There are at least three inconsistencies in the above description.The current Credit Crunch brings one to attention: Buying with money you don’t have. If you’re buying a house, then you’re quite the exception if you can cough up the necessary money without getting a mortgage first.
This is where it all starts, at the bank (or mortgage broker). You state your income, your assets, and your credit history is investigated. In the end, you get a loan. This is all fine, if you can pay. Now consider Mrs. Sue B. Prime. The bank is unsure if her income can support the loan, but it also thinks the market value of the house she wants to buy will continue to rise. Since the loan is backed by the house, the bank decides to approve her mortgage.
Behind the scenes (at least to Mrs. Sue B. Prime), the mortgage is resold (to bigger banks, hedge funds, etc.) and the bank gets the cash it needs to keep selling mortgages.
All is well until the day Sue can’t pay anymore. If Sue can’t pay, the bank will take over the house, and sell it to cover the amount Sue owes. Problem is, the house prices where Sue lives are going down, and the bank has to sell the house at a loss. Actually, the loss is passed on to the investor who bought the mortgage from Sue’s bank. The investor is now getting nervous about his other mortgage investments, and stops buying mortgages (or demands a lower price, to cover the risk). End of story is that Sue’s original lender can’t keep lending (or even goes into bankruptcy because of the losses). Sue herself might also have to file for personal bankruptcy, since she can’t pay back the amount owed, even when the house is sold.
But it doesn’t stop here. As the number of foreclosures increases, the property prices keep sinking. There are now too many homes for sale. And because the mortgage banks can’t raise investment money for risky loans, fewer people are approved for mortgages, which means even fewer buyers. The prices continues to spiral downwards.
This not only affects new buyers and those buyers who can’t make their payments. Even rock solid home-owners who have a job, lose their equity, since their house loses market value. For instance, it used to be common to get a car-loan or boat-loan with the equity of the house as security. This may no longer work for some.
When a lot of consumers lose equity like this, it triggers lower discretionary spending.

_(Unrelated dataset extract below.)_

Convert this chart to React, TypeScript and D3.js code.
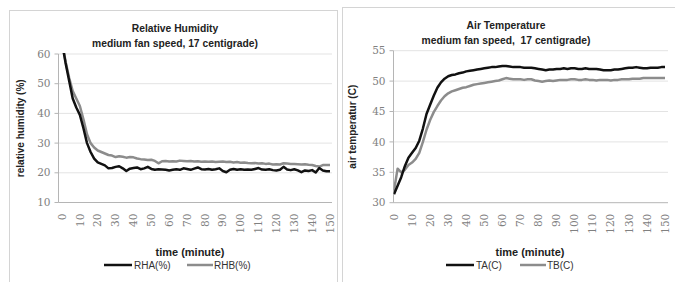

This affects the economy as a hole. Producers like GM are struggling with lower car-sales. Wal-mart sees lower consumer sales. Eventually more people in these affected businesses lose their jobs, and this lowers spending even more.
Is this bad? It is obviously bad for the people who lose their homes and have to spend years paying down debt. I don’t envy any of those, especially with the new bankruptcy laws. The lenders will also take a loss from people defaulting on their debts. These companies pushing risky loans had it coming. They knew the risk. The traders who bought these assets have also rediscovered risk, but it is part of the game. Those who lose their income because of the trickle down effects have much more reason to be mad at the banks and mortgage traders. They did nothing wrong.
The overwhelming majority of people will be affected relatively little. Sure, a lot of us must spend a tiny bit less than we’re used to from last year, but it will not affect quality of life much. It may even cause us to be a bit more conscious of what we buy (i.e less buying things you don’t need). This is certainly not a bad thing for the environment. I’m also under the impression that wealth is largely relative when all basic needs are addressed, so you might feel just as rich. Neither you nor your neighbor can afford that huge monster SUV. So less impressing people you don’t like.
Even so, it is likely that we’re in for some dark months in the stock market.